## Information supplied
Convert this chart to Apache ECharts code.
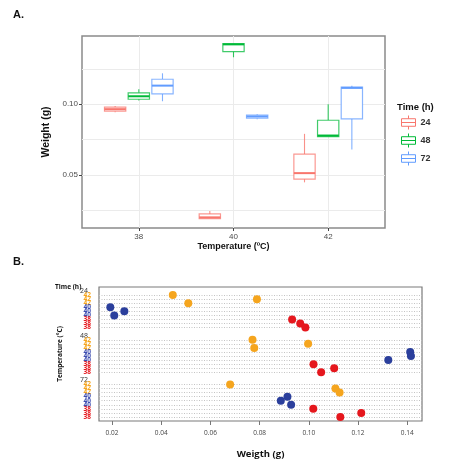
<!DOCTYPE html>
<html><head><meta charset="utf-8">
<script src="https://cdn.jsdelivr.net/npm/echarts@6/dist/echarts.min.js"></script>
<style>html,body{margin:0;padding:0;background:#fff}#c{width:465px;height:475px}</style>
</head><body><div id="c"></div>
<script>
// ---------- Panel A : boxplot stats per time level [temperature, min, q1, median, q3, max]
const timeLevels = ['24', '48', '72'];
const box24 = [[38, 0.0944, 0.0951, 0.0965, 0.0979, 0.0988],
               [40, 0.0193, 0.0193, 0.0202, 0.0226, 0.0247],
               [42, 0.0449, 0.0472, 0.0514, 0.0648, 0.0791]];
const box48 = [[38, 0.1026, 0.1035, 0.1056, 0.1080, 0.1106],
               [40, 0.1331, 0.1371, 0.1422, 0.1427, 0.1427],
               [42, 0.0772, 0.0772, 0.0779, 0.0887, 0.1000]];
const box72 = [[38, 0.1021, 0.1073, 0.1131, 0.1176, 0.1218],
               [40, 0.0894, 0.0901, 0.0913, 0.0923, 0.0930],
               [42, 0.0681, 0.0897, 0.1115, 0.1120, 0.1131]];
const xTicksA = [38, 40, 42];
const yTicksA = [0.05, 0.10];
const yGridA = [0.025, 0.05, 0.075, 0.10, 0.125];

// ---------- Panel B : individual weights, rows ordered 42,40,38 (3 reps) within each time group
const groupTimes = [24, 48, 72];
const rowTemps = [42, 40, 38];
const weight42 = [0.0447, 0.0789, 0.0510, 0.0771, 0.0997, 0.0778, 0.0680, 0.1108, 0.1125];
const weight40 = [0.0193, 0.0250, 0.0209, 0.1412, 0.1415, 0.1323, 0.0913, 0.0886, 0.0928];
const weight38 = [0.0932, 0.0965, 0.0986, 0.1019, 0.1103, 0.1050, 0.1018, 0.1213, 0.1128];
const xTicksB = [0.02, 0.04, 0.06, 0.08, 0.10, 0.12, 0.14];

// ---------- styling
const colorsA = ['#F8766D', '#00BA38', '#619CFF'];
const colorsB = {42: '#F5A51E', 40: '#2B3F9C', 38: '#E5171D'};
const DODGE = 0.5, BOX_W = 0.45;
const fontA = 'Liberation Sans, Arial, sans-serif';
const fontB = 'Open Sans, DejaVu Sans, sans-serif';
const BOX_ICON = 'path://M6.5,0L6.5,3M0,3L13,3L13,10L0,10ZM0,6.5L13,6.5M6.5,10L6.5,13';

// rows of panel B category axis
const rows = ['pad0'];
groupTimes.forEach((t, gi) => {
  rows.push('h' + t);
  rowTemps.forEach(temp => { for (let r = 0; r < 3; r++) rows.push(t + '_' + temp + '_' + r); });
  if (gi < groupTimes.length - 1) rows.push('gap' + gi);
});
rows.push('padEnd');

function pointsFor(temp, arr) {
  return arr.map((w, i) => [w, groupTimes[Math.floor(i / 3)] + '_' + temp + '_' + (i % 3)]);
}

function boxRender(shift) {
  return function (params, api) {
    const x = api.value(0) + shift;
    const half = api.size([BOX_W, 0])[0] / 2;
    const pMin = api.coord([x, api.value(1)]);
    const pQ1 = api.coord([x, api.value(2)]);
    const pMed = api.coord([x, api.value(3)]);
    const pQ3 = api.coord([x, api.value(4)]);
    const pMax = api.coord([x, api.value(5)]);
    const c = api.visual('color');
    const cx = pMed[0];
    return {type: 'group', children: [
      {type: 'line', shape: {x1: cx, y1: pMax[1], x2: cx, y2: pQ3[1]}, style: {stroke: c, lineWidth: 1.1, opacity: 0.8}},
      {type: 'line', shape: {x1: cx, y1: pQ1[1], x2: cx, y2: pMin[1]}, style: {stroke: c, lineWidth: 1.1, opacity: 0.8}},
      {type: 'rect', shape: {x: cx - half, y: pQ3[1], width: 2 * half, height: Math.max(pQ1[1] - pQ3[1], 0.5)},
       style: {fill: '#fff', stroke: c, lineWidth: 1.2, strokeOpacity: 0.75}},
      {type: 'line', shape: {x1: cx - half, y1: pMed[1], x2: cx + half, y2: pMed[1]}, style: {stroke: c, lineWidth: 2}}
    ]};
  };
}

const boxData = [box24, box48, box72];
const boxSeries = timeLevels.map((t, i) => ({
  type: 'custom', name: t, xAxisIndex: 0, yAxisIndex: 0,
  itemStyle: {color: colorsA[i]},
  encode: {x: 0, y: [1, 2, 3, 4, 5]},
  renderItem: boxRender((i - 1) * DODGE),
  data: boxData[i]
}));

const scatterSeries = [[42, weight42], [40, weight40], [38, weight38]].map(([temp, arr]) => ({
  type: 'scatter', name: 'T' + temp, xAxisIndex: 1, yAxisIndex: 2,
  symbolSize: 8, itemStyle: {color: colorsB[temp], opacity: 1},
  data: pointsFor(temp, arr)
}));

const chart = echarts.init(document.getElementById('c'), null, {renderer: 'canvas'});
chart.setOption({
  animation: false,
  backgroundColor: '#fff',
  title: [
    {text: 'A.', left: 8, top: 4, textStyle: {fontSize: 11, fontWeight: 'bold', color: '#111', fontFamily: fontA}},
    {text: 'B.', left: 8, top: 251, textStyle: {fontSize: 11, fontWeight: 'bold', color: '#111', fontFamily: fontA}},
    {text: 'Time (h)', left: 392, top: 97, textStyle: {fontSize: 9.5, fontWeight: 'bold', color: '#111', fontFamily: fontA}},
    {text: 'Time (h)', left: 50, top: 279, textStyle: {fontSize: 6.5, fontWeight: 'bold', color: '#111', fontFamily: fontB}}
  ],
  legend: {
    orient: 'vertical', left: 401, top: 115, itemWidth: 14, itemHeight: 14, itemGap: 3,
    padding: 0, selectedMode: false,
    textStyle: {fontSize: 9, color: '#333', fontFamily: fontA, fontWeight: 'bold'},
    data: timeLevels.map((t, i) => ({name: t, icon: BOX_ICON,
      itemStyle: {color: '#fff', borderColor: colorsA[i], borderWidth: 1}}))
  },
  grid: [
    {left: 82, top: 36, width: 303, height: 192, show: true, borderColor: '#8a8a8a', borderWidth: 1.5, containLabel: false},
    {left: 99, top: 287, width: 323, height: 134, show: true, borderColor: '#7a7a7a', borderWidth: 1.2, containLabel: false}
  ],
  xAxis: [
    {type: 'value', gridIndex: 0, min: 36.8, max: 43.2,
     name: 'Temperature (ºC)', nameLocation: 'middle', nameGap: 12,
     nameTextStyle: {fontSize: 9, fontWeight: 'bold', color: '#111', fontFamily: fontA},
     axisLine: {show: false},
     axisTick: {show: true, length: 3, customValues: xTicksA, lineStyle: {color: '#444'}},
     axisLabel: {customValues: xTicksA, fontSize: 8, color: '#4d4d4d', margin: 5, fontFamily: fontA},
     splitLine: {show: true, lineStyle: {color: '#ebebeb', width: 1}}},
    {type: 'value', gridIndex: 1, min: 0.0147, max: 0.146,
     name: 'Weigth (g)', nameLocation: 'middle', nameGap: 28,
     nameTextStyle: {fontSize: 9.5, fontWeight: 'bold', color: '#111', fontFamily: fontB},
     axisLine: {show: false},
     axisTick: {show: true, length: 4, customValues: xTicksB, lineStyle: {color: '#777'}},
     axisLabel: {customValues: xTicksB, fontSize: 6.5, color: '#444', margin: 9, fontFamily: fontB,
                 formatter: v => v.toFixed(2)},
     splitLine: {show: false}}
  ],
  yAxis: [
    {type: 'value', gridIndex: 0, min: 0.0127, max: 0.1481,
     axisLine: {show: false},
     axisTick: {show: false, customValues: yGridA},
     axisLabel: {show: false, customValues: yGridA},
     splitLine: {show: true, lineStyle: {color: '#ebebeb', width: 1}}},
    {type: 'value', gridIndex: 0, min: 0.0127, max: 0.1481, position: 'left',
     name: 'Weight (g)', nameLocation: 'middle', nameGap: 25, nameRotate: 90,
     nameTextStyle: {fontSize: 10.5, fontWeight: 'bold', color: '#111', fontFamily: fontA},
     axisLine: {show: false},
     axisTick: {show: true, length: 3, customValues: yTicksA, lineStyle: {color: '#444'}},
     axisLabel: {customValues: yTicksA, fontSize: 8, color: '#4d4d4d', margin: 4, fontFamily: fontA,
                 formatter: v => v.toFixed(2)},
     splitLine: {show: false}},
    {type: 'category', gridIndex: 1, data: rows, inverse: true, boundaryGap: false,
     name: 'Temperature (°C)', nameLocation: 'middle', nameGap: 35, nameRotate: 90,
     nameTextStyle: {fontSize: 6.5, fontWeight: 'bold', color: '#111', fontFamily: fontB, padding: [0, 0, 0, 0]},
     axisLine: {show: false}, axisTick: {show: false},
     axisLabel: {interval: 0, margin: 8, fontFamily: fontB,
       formatter: v => {
         if (v.charAt(0) === 'h') return '{h|' + v.slice(1) + '}';
         if (v.indexOf('_') > 0) { const t = v.split('_')[1]; return '{t' + t + '|' + t + '}'; }
         return '';
       },
       rich: {
         h: {fontSize: 7, color: '#333', padding: [0, 3, 0, 0], fontFamily: fontB},
         t42: {fontSize: 6.5, color: colorsB[42], fontWeight: 'bold', fontFamily: fontB},
         t40: {fontSize: 6.5, color: '#3d4db0', fontWeight: 'bold', fontFamily: fontB},
         t38: {fontSize: 6.5, color: colorsB[38], fontWeight: 'bold', fontFamily: fontB}
       }},
     splitLine: {show: true, interval: (i, v) => v.indexOf('_') > 0,
                 lineStyle: {color: '#c4c4c4', type: [1, 1.5], width: 1}}}
  ],
  series: boxSeries.concat(scatterSeries)
});
</script></body></html>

## Job
Repeat the listing above from its first line through the line that contains "const xTicksB = [0.02, 0.04, 0.06, 0.08, 0.10, 0.12, 0.14];", both included, and nothing more. Drop the pictures.

## Task result
Convert this chart to Apache ECharts code.
<!DOCTYPE html>
<html><head><meta charset="utf-8">
<script src="https://cdn.jsdelivr.net/npm/echarts@6/dist/echarts.min.js"></script>
<style>html,body{margin:0;padding:0;background:#fff}#c{width:465px;height:475px}</style>
</head><body><div id="c"></div>
<script>
// ---------- Panel A : boxplot stats per time level [temperature, min, q1, median, q3, max]
const timeLevels = ['24', '48', '72'];
const box24 = [[38, 0.0944, 0.0951, 0.0965, 0.0979, 0.0988],
               [40, 0.0193, 0.0193, 0.0202, 0.0226, 0.0247],
               [42, 0.0449, 0.0472, 0.0514, 0.0648, 0.0791]];
const box48 = [[38, 0.1026, 0.1035, 0.1056, 0.1080, 0.1106],
               [40, 0.1331, 0.1371, 0.1422, 0.1427, 0.1427],
               [42, 0.0772, 0.0772, 0.0779, 0.0887, 0.1000]];
const box72 = [[38, 0.1021, 0.1073, 0.1131, 0.1176, 0.1218],
               [40, 0.0894, 0.0901, 0.0913, 0.0923, 0.0930],
               [42, 0.0681, 0.0897, 0.1115, 0.1120, 0.1131]];
const xTicksA = [38, 40, 42];
const yTicksA = [0.05, 0.10];
const yGridA = [0.025, 0.05, 0.075, 0.10, 0.125];

// ---------- Panel B : individual weights, rows ordered 42,40,38 (3 reps) within each time group
const groupTimes = [24, 48, 72];
const rowTemps = [42, 40, 38];
const weight42 = [0.0447, 0.0789, 0.0510, 0.0771, 0.0997, 0.0778, 0.0680, 0.1108, 0.1125];
const weight40 = [0.0193, 0.0250, 0.0209, 0.1412, 0.1415, 0.1323, 0.0913, 0.0886, 0.0928];
const weight38 = [0.0932, 0.0965, 0.0986, 0.1019, 0.1103, 0.1050, 0.1018, 0.1213, 0.1128];
const xTicksB = [0.02, 0.04, 0.06, 0.08, 0.10, 0.12, 0.14];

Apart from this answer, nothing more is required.